Cuento de hadas
La vida se divide en dos, lo horrible y lo desdichado.
Woody Allen
Papi compraba los helados y los juguetes. Montaba a los niños sobre sus hombros para que miraran de cerca a las mariposas monarca y trepaba con ellos en los juegos de la feria de Chapultepec. Mami los llevaba al dentista, a las vacunas, y los inyectaba cuando estaban enfermos. Papi repartía los premios, mami los castigos. Mami asistía a las juntas de padres de familia y ponía la cara cuando había problemas en la escuela o sus hijos rompían de un balonazo el vidrio del vecino. Ella por las tardes se convertía en un implacable general de brigada encargado de amargar la vida de su pequeño batallón de cuatro chiquillos: “¡Hagan la tarea!, estudien, recojan su tiradero, es hora de bañarse”, se desgañitaba hasta conseguir que los niños obedecieran. “No hagan caso, mami está nerviosa”, justificaba papi, quien siempre amoroso y comprensivo arropaba a sus hijos alrededor de la tele.
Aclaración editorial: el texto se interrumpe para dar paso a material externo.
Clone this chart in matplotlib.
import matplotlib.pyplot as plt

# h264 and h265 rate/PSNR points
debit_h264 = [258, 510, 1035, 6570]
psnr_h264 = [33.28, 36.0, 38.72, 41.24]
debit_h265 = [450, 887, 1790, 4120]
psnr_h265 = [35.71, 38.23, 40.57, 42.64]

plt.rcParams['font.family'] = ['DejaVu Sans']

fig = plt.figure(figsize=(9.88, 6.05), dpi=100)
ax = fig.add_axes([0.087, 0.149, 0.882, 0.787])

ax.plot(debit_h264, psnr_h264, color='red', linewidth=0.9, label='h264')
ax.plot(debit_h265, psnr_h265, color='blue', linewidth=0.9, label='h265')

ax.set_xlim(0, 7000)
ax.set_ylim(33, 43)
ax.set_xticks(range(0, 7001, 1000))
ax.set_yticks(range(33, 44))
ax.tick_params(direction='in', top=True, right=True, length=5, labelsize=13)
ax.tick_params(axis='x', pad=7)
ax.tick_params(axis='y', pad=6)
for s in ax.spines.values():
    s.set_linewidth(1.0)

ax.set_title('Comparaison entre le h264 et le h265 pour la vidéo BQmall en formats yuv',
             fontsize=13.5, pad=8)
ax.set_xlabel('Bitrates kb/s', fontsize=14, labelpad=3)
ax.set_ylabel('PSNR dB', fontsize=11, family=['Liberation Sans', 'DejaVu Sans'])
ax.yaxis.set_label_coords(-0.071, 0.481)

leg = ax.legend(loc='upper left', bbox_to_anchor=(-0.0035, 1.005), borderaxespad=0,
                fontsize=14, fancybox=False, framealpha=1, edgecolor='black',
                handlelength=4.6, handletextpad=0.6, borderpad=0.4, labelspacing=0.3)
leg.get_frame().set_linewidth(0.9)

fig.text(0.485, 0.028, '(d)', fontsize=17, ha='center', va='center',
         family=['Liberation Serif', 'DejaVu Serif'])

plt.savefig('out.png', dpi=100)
Mami era la señora más fea del mundo cuando por las mañanas, despeinada y nerviosa, subía y bajaba por la casa para poner en marcha la vida. Despertaba niños, preparaba desayunos y loncheras mientras papi, perfumado y fresco como un botón de rosa, guapo él, tomaba su lugar en la mesa para hojear el periódico en espera de que mami le acercara en el orden establecido la fruta, el cereal y el café.
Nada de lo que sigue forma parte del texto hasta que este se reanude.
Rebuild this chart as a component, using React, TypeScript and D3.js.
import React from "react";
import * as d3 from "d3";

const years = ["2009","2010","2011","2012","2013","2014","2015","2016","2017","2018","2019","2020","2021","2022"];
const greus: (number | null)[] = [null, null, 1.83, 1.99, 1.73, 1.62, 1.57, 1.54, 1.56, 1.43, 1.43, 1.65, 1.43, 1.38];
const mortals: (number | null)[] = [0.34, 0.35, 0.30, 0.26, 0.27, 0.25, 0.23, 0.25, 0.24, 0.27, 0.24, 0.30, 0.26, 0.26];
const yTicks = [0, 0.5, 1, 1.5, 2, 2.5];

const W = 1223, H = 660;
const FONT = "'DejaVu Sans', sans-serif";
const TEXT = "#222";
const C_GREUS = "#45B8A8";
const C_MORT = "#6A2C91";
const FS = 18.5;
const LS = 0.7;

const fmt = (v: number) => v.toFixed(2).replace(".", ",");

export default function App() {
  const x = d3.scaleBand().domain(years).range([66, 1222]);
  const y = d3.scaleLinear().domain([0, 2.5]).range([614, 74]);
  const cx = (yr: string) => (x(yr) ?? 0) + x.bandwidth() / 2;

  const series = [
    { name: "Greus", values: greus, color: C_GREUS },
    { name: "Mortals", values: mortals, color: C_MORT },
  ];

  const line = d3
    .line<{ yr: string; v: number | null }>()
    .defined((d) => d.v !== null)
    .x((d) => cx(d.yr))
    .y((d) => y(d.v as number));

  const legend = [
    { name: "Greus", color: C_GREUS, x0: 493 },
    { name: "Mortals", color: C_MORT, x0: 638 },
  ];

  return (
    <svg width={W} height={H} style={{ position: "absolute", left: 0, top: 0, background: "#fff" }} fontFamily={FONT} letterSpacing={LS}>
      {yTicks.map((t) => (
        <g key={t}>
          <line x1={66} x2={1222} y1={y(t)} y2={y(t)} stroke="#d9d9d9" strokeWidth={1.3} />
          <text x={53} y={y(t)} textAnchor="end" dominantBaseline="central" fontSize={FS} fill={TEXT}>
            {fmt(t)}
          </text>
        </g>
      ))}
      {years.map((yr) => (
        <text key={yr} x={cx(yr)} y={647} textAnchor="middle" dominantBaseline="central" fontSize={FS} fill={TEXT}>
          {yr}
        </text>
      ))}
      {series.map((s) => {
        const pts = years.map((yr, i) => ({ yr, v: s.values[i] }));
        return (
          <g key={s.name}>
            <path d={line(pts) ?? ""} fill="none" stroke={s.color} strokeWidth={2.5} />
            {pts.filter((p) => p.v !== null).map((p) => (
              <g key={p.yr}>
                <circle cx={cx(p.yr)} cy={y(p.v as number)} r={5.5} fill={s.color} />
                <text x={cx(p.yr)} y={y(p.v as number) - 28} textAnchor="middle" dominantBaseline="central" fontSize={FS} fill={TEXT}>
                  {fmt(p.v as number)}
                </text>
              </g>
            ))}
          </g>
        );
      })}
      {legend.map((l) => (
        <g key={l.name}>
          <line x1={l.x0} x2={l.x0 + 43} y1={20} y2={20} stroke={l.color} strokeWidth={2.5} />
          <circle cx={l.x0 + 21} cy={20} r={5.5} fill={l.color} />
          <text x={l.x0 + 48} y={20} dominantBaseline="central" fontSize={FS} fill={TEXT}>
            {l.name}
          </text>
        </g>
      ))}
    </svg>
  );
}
Pasaron los años y los niños crecieron pero papi no. La regresión y la dependencia que comenzó a desarrollar desde el día en que se casó, se han hecho más profundas. Sigue sucediendo que cuando se va a trabajar (porque él si trabaja) llama desde la oficina para preguntar si alguien (¿a cuál alguien se referirá, si sólo está mami?) ha visto su reloj o su cartera porque los olvidó quién sabe dónde. Claro que hay momentos peores como cuando él llama para decir: “Mami, olvidé un cheque importantísimo en el bolsillo de mi camisa, búscalo porque estoy mandando por él”. Y mami que apenas comienza a concentrarse en su trabajo, tiene que correr a la lavadora para rescatar el cheque que para entonces ya es un sope. El problema es que ella carga con la culpa todo el santo día y la mala conciencia le impide concentrarse en su trabajo.
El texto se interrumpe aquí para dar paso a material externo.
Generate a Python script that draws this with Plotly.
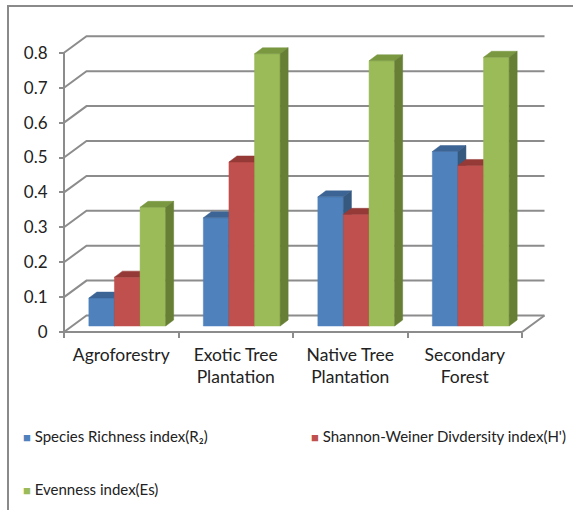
import plotly.graph_objects as go

# ---------------- data ----------------
categories = ["Agroforestry", "Exotic Tree<br>Plantation", "Native Tree<br>Plantation", "Secondary<br>Forest"]
species_richness = [0.08, 0.31, 0.37, 0.50]
shannon_weiner = [0.14, 0.47, 0.32, 0.46]
evenness = [0.34, 0.78, 0.76, 0.77]
series_names = ["Species Richness index(R\u2082)", "Shannon-Weiner Divdersity index(H')", "Evenness index(Es)"]
y_tick_vals = [0, 0.1, 0.2, 0.3, 0.4, 0.5, 0.6, 0.7, 0.8]
y_tick_text = ["0", "0.1", "0.2", "0.3", "0.4", "0.5", "0.6", "0.7", "0.8"]

series = [species_richness, shannon_weiner, evenness]
front_colors = ["#4F81BD", "#C0504D", "#9BBB59"]
top_colors = ["#3C6495", "#953A37", "#7A9840"]
side_colors = ["#36597F", "#8A3431", "#677F35"]

# ---------------- geometry (layout) ----------------
W, H = 573, 510
ML, MR, MT, MB = 44, 20, 20, 160
PX_X, PX_Y = 114.5, 349.0          # pixels per data unit
X0_PX, Y0_PX = 64, 332              # pixel position of the front origin
DX, DY = 22.5 / PX_X, 16.5 / PX_Y   # wall depth offset
BOX, BOY = 6 / PX_X, 6 / PX_Y       # bar front-face depth offset
BDX, BDY = 8 / PX_X, 6 / PX_Y       # bar depth
BW = 25.6 / PX_X                    # bar width

x_range = [(ML - X0_PX) / PX_X, (W - MR - X0_PX) / PX_X]
y_range = [(Y0_PX - (H - MB)) / PX_Y, (Y0_PX - MT) / PX_Y]
plot_w, plot_h = W - ML - MR, H - MT - MB


def paper_x(px):
    return (px - ML) / plot_w


def paper_y(py):
    return (H - MB - py) / plot_h


n = len(categories)
GRID = "#8C8C8C"
TXT = "#222222"
FONT = "Lato"

fig = go.Figure()

# walls / gridlines
gx, gy = [], []
for v in y_tick_vals:
    gx += [0, DX, n + DX, None]
    gy += [v, v + DY, v + DY, None]
# floor edges and value axis
gx += [0, n, n + DX, None, 0, 0, None]
gy += [0, 0, DY, None, 0, max(y_tick_vals), None]
fig.add_trace(go.Scatter(x=gx, y=gy, mode="lines", line=dict(color=GRID, width=2),
                         hoverinfo="skip", showlegend=False))

# 3D-looking bars
for s, vals in enumerate(series):
    fx, fy, tx, ty, sx, sy = [], [], [], [], [], []
    for c, v in enumerate(vals):
        x0 = c + 0.5 + BOX - 1.5 * BW + s * BW
        x1 = x0 + BW
        b = BOY
        t = v + BOY
        fx += [x0, x1, x1, x0, x0, None]
        fy += [b, b, t, t, b, None]
        tx += [x0, x1, x1 + BDX, x0 + BDX, x0, None]
        ty += [t, t, t + BDY, t + BDY, t, None]
        sx += [x1, x1 + BDX, x1 + BDX, x1, x1, None]
        sy += [b, b + BDY, t + BDY, t, b, None]
    for xs, ys, col in ((fx, fy, front_colors[s]), (tx, ty, top_colors[s]), (sx, sy, side_colors[s])):
        fig.add_trace(go.Scatter(x=xs, y=ys, mode="lines", fill="toself", fillcolor=col,
                                 line=dict(color=col, width=0.5), hoverinfo="skip",
                                 name=series_names[s], showlegend=False))

# legend (drawn as text entries with coloured square glyphs)
legend_pos = [(21, 436), (309, 436), (21, 489)]
annotations = []
for s, name in enumerate(series_names):
    lx, ly = legend_pos[s]
    annotations.append(dict(
        xref="paper", yref="paper", x=paper_x(lx), y=paper_y(ly), xanchor="left",
        yanchor="middle", showarrow=False, align="left",
        text='<span style="color:%s;font-size:13px">\u25A0</span> %s' % (front_colors[s], name),
        font=dict(family=FONT, size=15, color=TXT)))

fig.update_layout(
    width=W, height=H,
    margin=dict(l=ML, r=MR, t=MT, b=MB, autoexpand=False),
    paper_bgcolor="white", plot_bgcolor="white",
    font=dict(family=FONT, size=14, color=TXT),
    showlegend=False,
    xaxis=dict(range=x_range, anchor="free", position=paper_y(Y0_PX), showgrid=False,
               zeroline=False, showline=False, tickmode="array",
               tickvals=list(range(n + 1)), showticklabels=False,
               ticks="outside", ticklen=5, tickwidth=1.5, tickcolor=GRID),
    xaxis2=dict(range=x_range, overlaying="x", anchor="free", position=paper_y(Y0_PX),
                side="bottom", showgrid=False, zeroline=False, showline=False,
                tickmode="array", tickvals=[c + 0.5 for c in range(n)], ticktext=categories,
                ticks="", ticklabelstandoff=10, tickfont=dict(family=FONT, size=17.5, color=TXT)),
    yaxis=dict(range=y_range, anchor="free", position=paper_x(X0_PX), showgrid=False,
               zeroline=False, showline=False, tickmode="array", tickvals=y_tick_vals,
               ticktext=y_tick_text, ticks="outside", ticklen=5, tickwidth=1.5,
               tickcolor=GRID, ticklabelstandoff=8,
               tickfont=dict(family=FONT, size=17, color=TXT)),
    shapes=[dict(type="rect", xref="paper", yref="paper",
                 x0=paper_x(8), x1=paper_x(582), y0=paper_y(522), y1=paper_y(6),
                 line=dict(color="#8A8A8A", width=2), fillcolor="rgba(0,0,0,0)", layer="below")],
    annotations=annotations,
)

# a dummy trace so xaxis2 is rendered
fig.add_trace(go.Scatter(x=[None], y=[None], xaxis="x2", showlegend=False, hoverinfo="skip"))

fig.write_html("out.html")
Luminoso candil de la calle, papi presta de buena gana cualquier cosa que le pidan: dinero, la podadora, la llanta de refacción del coche de mami o el taladro, y no vuelve a acordarse hasta el día en que lo necesita. “¿Cómo que no lo han devuelto?”, pregunta entonces muy enojado y es mami quien pone la cara de palo para recuperar lo prestado, aunque eso sí, él dicta junto al teléfono: “Diles esto ¡&%#!, y esto %”.
“Él es un encanto, amable, generoso y siempre dispuesto a ayudar; la que es una arpía, egoísta y metiche es ella”, opinan familia y amigos con toda razón. Mami es la mala de la película porque ese es el papel que le asignó su amoroso Querubín y que ella asumió como se asume con el tiempo una mancha en la alfombra o una puerta que rechina. Lo asumió y ahora lo desempeña con tanta destreza que cualquier día le dan un Óscar. Lo asumió porque su madre la educó para que la vida fuera un cuento de hadas, aunque nunca le dijo que a ella le tocaba ser la bruja.
Este cuento ya sería bastante triste si realmente fuera un cuento, pero resulta que es la cruda realidad, aunque me consuela un poco enterarme de que convertir a la esposa en una bruja forma parte de los usos y costumbres de nuestra sociedad. Siendo así, lo único que nos queda es refinar los métodos. “Cualquier cosa que hagas, vale la pena hacerla bien”, aconsejaba papá, y yo creo que ha llegado el momento de sistematizar mis conocimientos y compartirlos, para que las jóvenes esposas se desenvuelvan con destreza en el oficio de brujas y no tengan que andar improvisando como lo hice yo.